Estamos em Ondangwa, na Namíbia. Diga-se de passagem, num excelente hotel e de custo acessível. Despedimo-nos de Angola com a certeza de querer voltar. Como sempre, fugimos das grandes cidades. Luanda, a capital do país, não estava no nosso roteiro. Controvérsias à parte, desde a fronteira do Luvo, passando por Banza, Lobito, Benguela, Catengue, Quilenques, Lobango até Stª Clara, fronteira com a Namíbia, fomos extraordinariamente bem-recebidos. O carinho que sentimos, no dia-a-dia; no banco, nos controlos de policia, nas fronteiras, nos postos de abastecimento, na rua, nas escolas, nos hotéis, até na padaria; aquelas carcaças e aqueles pãezinhos doces quentinhos que compramos em M’Banza Congo, meu deus, que delicia, sentimo-nos como se estivéssemos em casa.
Angola é vasta, intensa e verdejante. É uma mulher linda de cintura fina e cabelo carapinha rente. Uma terra que diz tanto a tantos e tantos portugueses que é impossível ficar indiferente. E, não querendo ser mal-entendido, nem saudosista, comparando o trabalho desenvolvido por França ou pelo Reino Unido, por exemplo, nas ex-colónias, com o trabalho desenvolvido pelos portugueses, a diferença é abismal, quer no ordenamento das cidades quer na estética. As cidades crescem, reinventam-se, mas a base está lá. M’Banza, Lobito e Benguela são exemplos disso. Ao visitar estas cidades senti-me orgulhoso.
Para trás, ficou um desvio de mais de 800 quilómetros, no Gabão, para fugir à guerrilha liderada por um pastor adventista: o Pastor Ntumi. De facto, quando saímos de Libreville, a nossa ideia era convergir para sul, entrar no Congo pela fronteira de Ndendé e chegar a Brazzaville pela região de Pool, a oeste da cidade. As informações que dispúnhamos não coincidiam com as do terreno. Guerrilheiros do Pastor Ntumi, espalham terror pela região de Pool, assassinando, violando, e raptando cidadãos nacionais e estrangeiros. O Governo, autoritário, responde da mesma moeda. Tudo isto, às portas da capital do Congo (Brazzaville).
A opção foi atravessar o Parque Nacional de Lopé e percorrer uma pista de terra vermelha com mais de quinhentos quilómetros. Ao principio, parecia que estávamos no paraíso. A pista rasga a densa floresta africana e cria um contraste luxuriante, ameaçadoramente belo. Alguns quilómetros mais à frente, começava a nossa epopeia ao melhor estilo do Camel Trophy, mas sem assistência.

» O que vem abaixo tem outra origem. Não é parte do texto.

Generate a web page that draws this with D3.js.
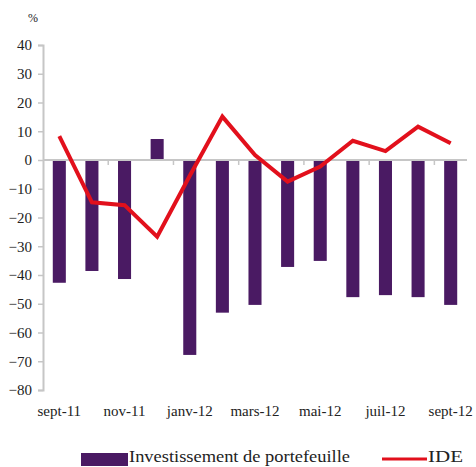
<!DOCTYPE html>
<html><head><meta charset="utf-8">
<script src="https://cdn.jsdelivr.net/npm/d3@7"></script>
<style>
html,body{margin:0;padding:0;background:#fff;}
svg{display:block;}
</style></head>
<body>
<svg id="chart" width="476" height="467"></svg>
<script>
const categories = ["sept-11","oct-11","nov-11","déc-11","janv-12","févr-12","mars-12","avr-12","mai-12","juin-12","juil-12","août-12","sept-12"];
const portefeuille = [-42.7,-38.6,-41.4,7.3,-67.8,-53.1,-50.4,-37.2,-35.1,-47.7,-47.0,-47.7,-50.4];
const ide = [8.3,-14.7,-15.7,-26.7,-5.5,15.1,1.7,-7.5,-2.3,6.7,3.1,11.6,5.8];
const yTicks = [40,30,20,10,0,-10,-20,-30,-40,-50,-60,-70,-80];
const xLabels = ["sept-11","nov-11","janv-12","mars-12","mai-12","juil-12","sept-12"];
const seriesNames = ["Investissement de portefeuille","IDE"];

(function(){
const FONT = "Liberation Serif";
const svg = d3.select("#chart");
const mLeft = 43, mRight = 467, mTop = 45, mBottom = 390;
const purple = "#4a1a63", red = "#e2101c", axisCol = "#c6c6c6", txt = "#222";

const x = d3.scaleBand().domain(categories).range([mLeft, mRight]).paddingInner(0.6).paddingOuter(0.3);
const y = d3.scaleLinear().domain([-80, 40]).range([mBottom, mTop]);

// bars
svg.append("g").selectAll("rect").data(portefeuille).join("rect")
  .attr("x", (d,i) => x(categories[i]))
  .attr("width", x.bandwidth())
  .attr("y", d => y(Math.max(0,d)))
  .attr("height", d => Math.abs(y(d) - y(0)))
  .attr("fill", purple);

// y axis
const yAxis = svg.append("g").attr("transform", `translate(${mLeft},0)`)
  .call(d3.axisLeft(y).tickValues(yTicks).tickSize(5).tickPadding(6).tickFormat(d3.format("d")));
yAxis.attr("font-family", FONT);
yAxis.select(".domain").attr("stroke", axisCol).attr("stroke-width", 2);
yAxis.selectAll(".tick line").attr("stroke", axisCol).attr("stroke-width", 1.5);
yAxis.selectAll(".tick text").attr("font-size", 15).attr("fill", txt)
  .attr("font-family", FONT);

// x axis line at zero
const step = x.step();
svg.append("line").attr("x1", mLeft).attr("x2", mRight).attr("y1", y(0)).attr("y2", y(0))
  .attr("stroke", axisCol).attr("stroke-width", 2);
const tickIdx = d3.range(2, categories.length, 2);
svg.append("g").selectAll("line").data(tickIdx).join("line")
  .attr("x1", k => mLeft + k*step).attr("x2", k => mLeft + k*step)
  .attr("y1", y(0)).attr("y2", y(0)+5)
  .attr("stroke", axisCol).attr("stroke-width", 1.5);

// x labels
svg.append("g").selectAll("text").data(xLabels).join("text")
  .attr("x", d => x(d) + x.bandwidth()/2)
  .attr("y", 416)
  .attr("text-anchor", "middle")
  .attr("font-family", FONT)
  .attr("font-size", 15).attr("fill", txt)
  .text(d => d);

// line
const line = d3.line().x((d,i) => x(categories[i]) + x.bandwidth()/2).y(d => y(d));
svg.append("path").datum(ide).attr("d", line)
  .attr("fill", "none").attr("stroke", red).attr("stroke-width", 4).attr("stroke-linejoin", "miter");

// unit
svg.append("text").attr("x", 33).attr("y", 22).attr("text-anchor", "middle")
  .attr("font-family", FONT).attr("font-size", 12).attr("fill", txt).text("%");

// legend
svg.append("rect").attr("x", 81).attr("y", 453).attr("width", 47).attr("height", 13).attr("fill", purple);
svg.append("text").attr("x", 129).attr("y", 462).attr("font-family", FONT).attr("font-size", 17).attr("fill", txt)
  .attr("textLength", 221).attr("lengthAdjust", "spacingAndGlyphs").text(seriesNames[0]);
svg.append("line").attr("x1", 382).attr("x2", 427).attr("y1", 459).attr("y2", 459)
  .attr("stroke", red).attr("stroke-width", 3);
svg.append("text").attr("x", 428).attr("y", 462).attr("font-family", FONT).attr("font-size", 17).attr("fill", txt)
  .attr("textLength", 35).attr("lengthAdjust", "spacingAndGlyphs").text(seriesNames[1]);
})();
</script>
</body></html>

Passamos por alguns camiões atascados. Atascamos na lama profunda e foi um camião que nos resgatou, por trás. A seguir, ficou o camião colado à lama. Mais à frente atascamos de novo, mas conseguimos sair e às quatro horas da tarde estávamos completamente atascados, enlameados até aos cabelos e com a esperança que chegasse um dos camiões para nos salvar. Às seis horas da tarde continuávamos atascados. Ouvia-se o brame dos elefantes que nos vigiavam da floresta densa, e enxames de mosquitos e de abelhas, como nunca vimos, cercavam a Isuzu, e colavam-se aos vidros de forma ameaçadora.
Frios e desconfortáveis, preparávamo-nos psicologicamente para passar a noite ou pelo menos, parte dela, dentro do carro à espera de uma alma salvadora. E, quando estávamos completamente convencidos que seria assim, surgiram umas luzes de faróis na nossa retaguarda: três togoleses, numa pick-up Mitsubishi.
Tiraram a pás e as picaretas da caixa e, durante duas horas, criaram uma passagem, uma espécie de um pontão seco, para a pick-up passar. Revezávamo-nos no trabalho de pá e picareta, a Glória carregava pedras para encher o pontão e um dos togoleses não tinha um braço.
Entretanto, disseram-me que os camiões estavam todos enterrados e combinamos fazer os últimos 100 km juntos para ultrapassar os obstáculos em trabalho de equipa.
Chegamos ao hotel, em Lastville, já passava da meia-noite, completamente esgotados.